Develop and run a walking tour in Dublin that tells the history of the Troubles in Northern Ireland. That was the assignment brief given to students in my Northern Irish History class this semester, and they rose to the challenge.
The Troubles was a sectarian conflict between Protestant Unionists (Loyalists) and Catholic Nationalists (Republicans). Catholics were discriminated against by the Protestant majority since the creation of the state of Northern Ireland in 1920, and were effectively second class citizens. Inspired by the American Civil Rights movement, starting in the late 1960s Catholics peacefully protested for equality in relation to education, jobs and housing, but they were met with fierce resistance which often ended violently. Another factor which led to the outbreak of the Troubles was the fact that the Republicans wanted a united Ireland, free from British rule, the Loyalists wanted the six northern counties to remain under British rule and the British military, sent to keep the peace between the warring communities, sided with the Loyalists. The Troubles, which lasted thirty years, saw 3,720 people killed and thousands more injured, the majority being civilians.
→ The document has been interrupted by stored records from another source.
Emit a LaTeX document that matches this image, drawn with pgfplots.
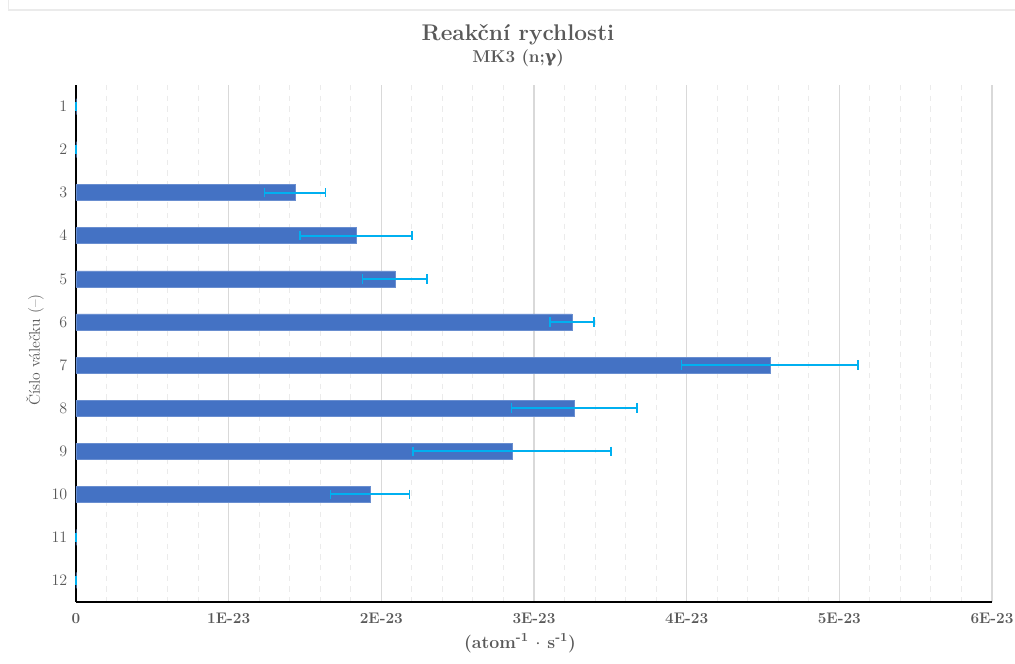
\documentclass[border=0pt]{standalone}
\usepackage{pgfplots}
\pgfplotsset{compat=1.18}
\usepackage{pgfplotstable}
\usepackage{fontspec}
\newfontfamily\gfont{DejaVu Serif}
\definecolor{txt}{HTML}{595959}
\definecolor{barc}{HTML}{4472C4}
\definecolor{errc}{HTML}{00B0F0}
\definecolor{gmaj}{HTML}{D9D9D9}
\definecolor{gmin}{HTML}{EBEBEB}
\pgfplotstableread{
y x err
1 0 0.001
2 0 0.001
3 1.434 0.200
4 1.834 0.367
5 2.089 0.212
6 3.248 0.145
7 4.545 0.578
8 3.263 0.410
9 2.855 0.648
10 1.925 0.259
11 0 0.001
12 0 0.001
}\datatab
\begin{document}
\begin{tikzpicture}[x=1pt,y=1pt]
\useasboundingbox (0,0) rectangle (761.25,498);
\draw[gmin, line width=1pt] (6.4,600) -- (6.4,490.5) -- (800,490.5);
\begin{axis}[
  at={(57pt,46.5pt)}, anchor=south west,
  scale only axis, width=687pt, height=387.75pt,
  xbar, bar width=12pt,
  y dir=reverse,
  xmin=0, xmax=6, ymin=0.5, ymax=12.5,
  ytick={1,...,12},
  xtick={0,1,2,3,4,5,6},
  xticklabels={0,1E-23,2E-23,3E-23,4E-23,5E-23,6E-23},
  minor x tick num=4,
  axis x line*=bottom, axis y line*=left,
  axis line style={black, line width=1pt, -},
  major tick length=0pt, minor tick length=0pt,
  xmajorgrids, xminorgrids,
  major grid style={gmaj, line width=0.8pt},
  minor grid style={gmin, line width=0.8pt, dash pattern=on 4pt off 4pt},
  ymajorgrids=false,
  tick label style={font=\bfseries\fontsize{11.5}{13}\selectfont, text=txt},
  xticklabel style={yshift=-5pt},
  yticklabel style={xshift=-3pt},
  clip=false,
]
\addplot[fill=barc, draw=barc!80!white, line width=0.5pt,
  error bars/.cd, x dir=both, x explicit,
  error bar style={errc, line width=1.5pt},
  error mark options={errc, line width=1.2pt, mark size=3.5pt, rotate=90}]
  table[x=x, y=y, x error=err] {\datatab};
\end{axis}
\node[text=txt, font=\bfseries\fontsize{17}{20}\selectfont] at (388.5,471.75) {Reakční rychlosti};
\node[text=txt, font=\bfseries\fontsize{12.8}{15}\selectfont] at (388.5,454.5) {MK3 (n;{\gfont\bfseries γ})};
\node[text=txt, font=\bfseries\fontsize{13.3}{15}\selectfont] at (390,15.75) {(atom\textsuperscript{-1} $\cdot$ s\textsuperscript{-1})};
\node[text=txt, font=\fontsize{11.7}{13}\selectfont, rotate=90] at (26.25,235.5) {Číslo válečku (–)};
\end{tikzpicture}
\end{document}
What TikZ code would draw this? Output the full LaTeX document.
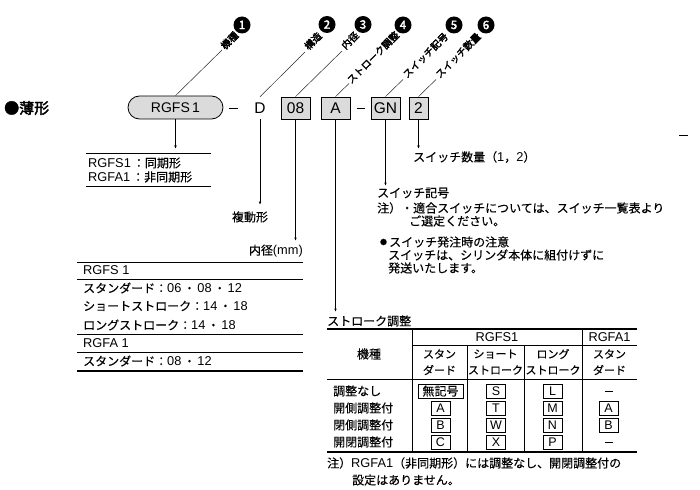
\documentclass[tikz,border=0pt]{standalone}
\usepackage{fontspec}
\setmainfont{Noto Sans CJK JP}[UprightFeatures={FakeBold=0.2}]
\newfontfamily\jpbold[UprightFeatures={FakeBold=2.5}]{Noto Sans CJK JP}
\newfontfamily\latf{Liberation Sans}
\newcommand\latn[1]{{\latf\fontsize{12.8}{14}\selectfont #1}}
\usetikzlibrary{arrows.meta}
\definecolor{boxgray}{gray}{0.86}
\begin{document}
\begin{tikzpicture}[x=1pt,y=-1pt,
  txt/.style={inner sep=0pt, font=\fontsize{12}{14}\selectfont},
  ltxt/.style={txt, anchor=west},
  codebox/.style={draw, line width=0.8pt, fill=boxgray, minimum height=22pt, inner sep=0pt, font=\latf\fontsize{15.5}{16}\selectfont},
  lead/.style={line width=0.5pt, black!85},
  arr/.style={line width=0.8pt, -{Latex[length=3.5pt,width=2.6pt]}},
  num/.style={circle, fill=black, text=white, inner sep=0pt, minimum size=17pt, font=\jpbold\fontsize{11.5}{12}\selectfont},
  tag/.style={rotate=45, inner sep=0pt, font=\jpbold\fontsize{9.8}{10}\selectfont},
  tcode/.style={draw, line width=0.7pt, minimum width=19pt, minimum height=14pt, inner sep=0pt, font=\latf\fontsize{12.5}{13}\selectfont},
  thinrule/.style={line width=0.6pt},
  boldrule/.style={line width=1.1pt},
  hdr/.style={txt, font=\fontsize{11}{13}\selectfont},
]
\useasboundingbox (0,0) rectangle (700,489);

% title
\node[anchor=west, inner sep=0pt, font=\jpbold\fontsize{15}{16}\selectfont] (title) at (4,108) {●薄形};

% main code row
\node[draw, line width=0.8pt, fill=boxgray, rounded corners=11.5pt, minimum width=95pt, minimum height=23pt, inner sep=0pt, font=\latf\fontsize{14}{16}\selectfont] (m1) at (175.5,107.5) {RGFS\,1};
\node[inner sep=0pt, minimum height=22pt, font=\latf\fontsize{15.5}{16}\selectfont] (m2) at (260,108) {D};
\node[codebox, minimum width=29pt] (m3) at (295.5,108) {08};
\node[codebox, minimum width=29pt] (m4) at (335.5,108) {A};
\node[codebox, minimum width=29pt] (m5) at (385.5,108) {GN};
\node[codebox, minimum width=19pt] (m6) at (418.5,108) {2};
\draw[line width=0.8pt] (229,108) -- (238,108);
\draw[line width=0.8pt] (357,108) -- (365,108);
\draw[line width=0.8pt] (679,135) -- (688,135);

% leaders with tags and numbers
\coordinate (e1) at (222,50);
\coordinate (e2) at (305,52);
\coordinate (e3) at (342,51);
\coordinate (e4) at (349,83.5);
\coordinate (e5) at (403,79.5);
\coordinate (e6) at (436,79.5);
\draw[lead] (m1.north) -- (e1);
\draw[lead] (m2.north) -- (e2);
\draw[lead] (m3.north) -- (e3);
\draw[lead] (m4.north) -- (e4);
\draw[lead] (m5.north) -- (e5);
\draw[lead] (m6.north) -- (e6);
\node[tag] (t1) at (229.5,40.5) {機種};
\node[tag] (t2) at (313,41) {構造};
\node[tag] (t3) at (350,40.5) {内径};
\node[tag] (t4) at (373,57.5) {ストローク調整};
\node[tag] (t5) at (425.5,55.5) {スイッチ記号};
\node[tag] (t6) at (458,55.5) {スイッチ数量};
\node[num] (n1) at (242,25) {1};
\node[num] (n2) at (327,24.5) {2};
\node[num] (n3) at (363,24.5) {3};
\node[num] (n4) at (403,25) {4};
\node[num] (n5) at (454,25) {5};
\node[num] (n6) at (486,25) {6};

% vertical arrows
\coordinate (a1) at (175.5,149);
\coordinate (a2) at (260,205);
\coordinate (a3) at (295.5,241);
\coordinate (a4) at (335.5,312);
\coordinate (a5) at (385.5,186);
\coordinate (a6) at (418.5,149);
\draw[arr] (m1.south) -- (a1);
\draw[arr] (m2.south) -- (a2);
\draw[arr] (m3.south) -- (a3);
\draw[arr] (m4.south) -- (a4);
\draw[arr] (m5.south) -- (a5);
\draw[arr] (m6.south) -- (a6);

% 1: type
\draw[thinrule] (86,153) -- (211,153);
\draw[thinrule] (86,186) -- (211,186);
\node[ltxt] (k1) at (88,163) {\latn{RGFS1}\hspace{2pt}：同期形};
\node[ltxt] (k2) at (88,177) {\latn{RGFA1}\hspace{2pt}：非同期形};

% 2: structure
\node[txt] (s1) at (250,217) {複動形};

% 3: bore
\node[txt, anchor=east] (b0) at (303,251) {内径\latn{(mm)}};
\draw[line width=0.8pt] (77,262) -- (303,262);
\draw[thinrule] (77,279) -- (303,279);
\draw[thinrule] (77,334) -- (303,334);
\draw[thinrule] (77,352) -- (303,352);
\draw[boldrule] (77,371) -- (303,371);
\node[ltxt] (b1) at (83,270) {\latn{RGFS 1}};
\node[ltxt] (b2) at (83,288) {スタンダード：\latn{06}\,・\,\latn{08}\,・\,\latn{12}};
\node[ltxt] (b3) at (83,306) {ショートストローク：\latn{14}\,・\,\latn{18}};
\node[ltxt] (b4) at (83,325) {ロングストローク：\latn{14}\,・\,\latn{18}};
\node[ltxt] (b5) at (83,343) {\latn{RGFA 1}};
\node[ltxt] (b6) at (83,361) {スタンダード：\latn{08}\,・\,\latn{12}};

% 6: switch quantity
\node[ltxt] (q1) at (413,157) {スイッチ数量（\latn{1}，\latn{2}）};

% 5: switch
\node[ltxt] (w1) at (377,193) {スイッチ記号};
\node[ltxt] (w2) at (377,208) {注）・適合スイッチについては、スイッチ一覧表より};
\node[ltxt] (w3) at (409,221) {ご選定ください。};
\node[inner sep=0pt, font=\fontsize{7}{8}\selectfont] (w4) at (383.5,242) {●};
\node[ltxt] (w5) at (389,242) {スイッチ発注時の注意};
\node[ltxt] (w6) at (388,255) {スイッチは、シリンダ本体に組付けずに};
\node[ltxt] (w7) at (388,268) {発送いたします。};

% 4: stroke adjustment table
\node[ltxt] (st) at (327,321) {ストローク調整};
\draw[boldrule] (327,329) -- (637,329);
\draw[thinrule] (412,345) -- (637,345);
\draw[thinrule] (327,379) -- (637,379);
\draw[boldrule] (327,452) -- (637,452);
\draw[thinrule] (412,329) -- (412,452);
\draw[thinrule] (582,329) -- (582,452);
\draw[thinrule] (467,345) -- (467,452);
\draw[thinrule] (524,345) -- (524,452);

\node[txt] (h0) at (369,354) {機種};
\node[txt] (h1) at (497,337) {\latn{RGFS1}};
\node[txt] (h2) at (609.5,337) {\latn{RGFA1}};
\node[hdr] (h3) at (439.5,354) {スタン};
\node[hdr] (h4) at (439.5,370) {ダード};
\node[hdr] (h5) at (495.5,354) {ショート};
\node[hdr] (h6) at (495.5,370) {ストローク};
\node[hdr] (h7) at (553,354) {ロング};
\node[hdr] (h8) at (553,370) {ストローク};
\node[hdr] (h9) at (609.5,354) {スタン};
\node[hdr] (h10) at (609.5,370) {ダード};

\node[ltxt] (r1) at (333,391) {調整なし};
\node[ltxt] (r2) at (333,408) {開側調整付};
\node[ltxt] (r3) at (333,425) {閉側調整付};
\node[ltxt] (r4) at (333,442) {開閉調整付};

\node[tcode, minimum width=45pt, font=\fontsize{12}{13}\selectfont] (c11) at (440.5,391) {無記号};
\node[tcode] (c12) at (440.5,408) {A};
\node[tcode] (c13) at (440.5,425) {B};
\node[tcode] (c14) at (440.5,442) {C};
\node[tcode] (c21) at (496,391) {S};
\node[tcode] (c22) at (496,408) {T};
\node[tcode] (c23) at (496,425) {W};
\node[tcode] (c24) at (496,442) {X};
\node[tcode] (c31) at (552.5,391) {L};
\node[tcode] (c32) at (552.5,408) {M};
\node[tcode] (c33) at (552.5,425) {N};
\node[tcode] (c34) at (552.5,442) {P};
\node[tcode] (c42) at (608.5,408) {A};
\node[tcode] (c43) at (608.5,425) {B};
\draw[line width=0.8pt] (605,391) -- (613,391);
\draw[line width=0.8pt] (605,442) -- (613,442);

\node[ltxt] (nt1) at (327,463) {注）\latn{RGFA1}（非同期形）には調整なし、開閉調整付の};
\node[ltxt] (nt2) at (352,480) {設定はありません。};
\end{tikzpicture}
\end{document}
Many events took place in Dublin directly connected to the conflict and that is what my students were instructed to research for their walking tour. There is a lot to consider when developing a walking tour – for example, what will the route of the tour be, where will it start and end, how many stops will there be, how long does it take to get to each stop, is there a suitable place to stop and talk? And that is before the actual research begins, and deciding what stories will be covered. As this was a group assignment, the students had to work out amongst themselves who would talk about what on the tour.
Every tour needs a good introduction and that job fell to Luiz Chein Vieira, who gave a Powerpoint presentation in the Academic Centre in Leeson Street, giving an overview of The Troubles and what we were going to hear about on the tour, after which we made our way to our first stop on the tour, a house in Harcourt Street. At this stop, Luiz explained group that this was the house in which Edward Carson, the founding father of the Unionist movement and the Ulster Volunteer Force (UVF), was born. Luiz told us how the UVF was set up in 1913 in response to the British government attempting to give Ireland some measure of independence; the Unionists did not want to break away from Britain and threatened to take up arms to prevent this from happening. Fifty years later the UVF was the paramilitary group that brought the gun back into Irish politics. We would hear later on the tour how they were responsible for many attacks in Dublin during The Troubles.
Next up on the tour was Fiona Murphy, who brought us to nearby Dawson Street where she talked about the history of Orange Order, a Protestant organisation who were, according to Fiona, “super-fans of William of Orange who like parades, Protestantism, the 12th of July (hybrid celebration of the Battle of the Boyne & the Battle of Aughrim), bonfires, burning flag and effigies in said bonfires, the UK, direct rule from Westminster, and “cultural celebration”. Fiona showed us where the first Orange Lodge was founded in Dublin.
Our next stop found us around the corner on Leinster Street South where John Player presented on the Dublin/Monaghan bombings which were carried out by the UVF in response to efforts at finding peace in the North. On Friday 17th May 1974, three cars exploded in the centre of Dublin. Ninety minutes later, a fourth bomb exploded in Monaghan town. Thirty-three people died that day, 258 were wounded. It was the single greatest loss of life throughout the entirety of the Troubles. John also showed us the exact spot where one of the car bombs exploded, scarring a nearby wall. John continued to Merrion Square and showed us the site of the former British Embassy, which was destroyed by fire by citizens of Dublin on the night of 2nd February 1972 in response to the events known as ‘Bloody Sunday’ when British paratroopers shot dead fourteen Catholics in Derry who were protesting peacefully to end internment.
Our final stop on the tour took us to St. Stephen’s Green, where Charles Gagnon talked about the bombing of Republican symbols in the early part of the conflict by the UVF, such the bombing of the statue of Wolfe Tone at St. Stephen’s Green Park. Tone is seen as the father of Republicanism. In 1971, a group of Loyalists managed to plant and detonate a bomb that blew the sculpture into several pieces. We ended our tour at Boston College’s Irish campus, opposite the Wolfe Tone statue. A Boston College research project carried out interviews with both Republican and Loyalist paramilitaries in the 2000s. However, controversy soon followed when these interviews were released revealing information about killings etc that had taken place during the conflict. The Police Service of Northern Ireland (PSNI) demanded the interviews were handed over, they would be used as evidence to arrest and convict former paramilitaries. Because of the fiasco caused by the Boston College Tapes, people are reluctant to tell their stories, to this day, of what happened in the Troubles.
Our ‘tourist’ Tony Langan, Assistant Director at Champlain College Dublin was very impressed by the tour, which lasted two and a half hours. He said it was an ”Amazing tour about the Troubles in Dublin. It is easy to forget how much Dublin was impacted by The Troubles but on this tour we learnt an awful lot about this history on our own doorstep including many buildings and memorials that I walk past every day and had no idea they were so important to this time of Irish history. Amazing experience”.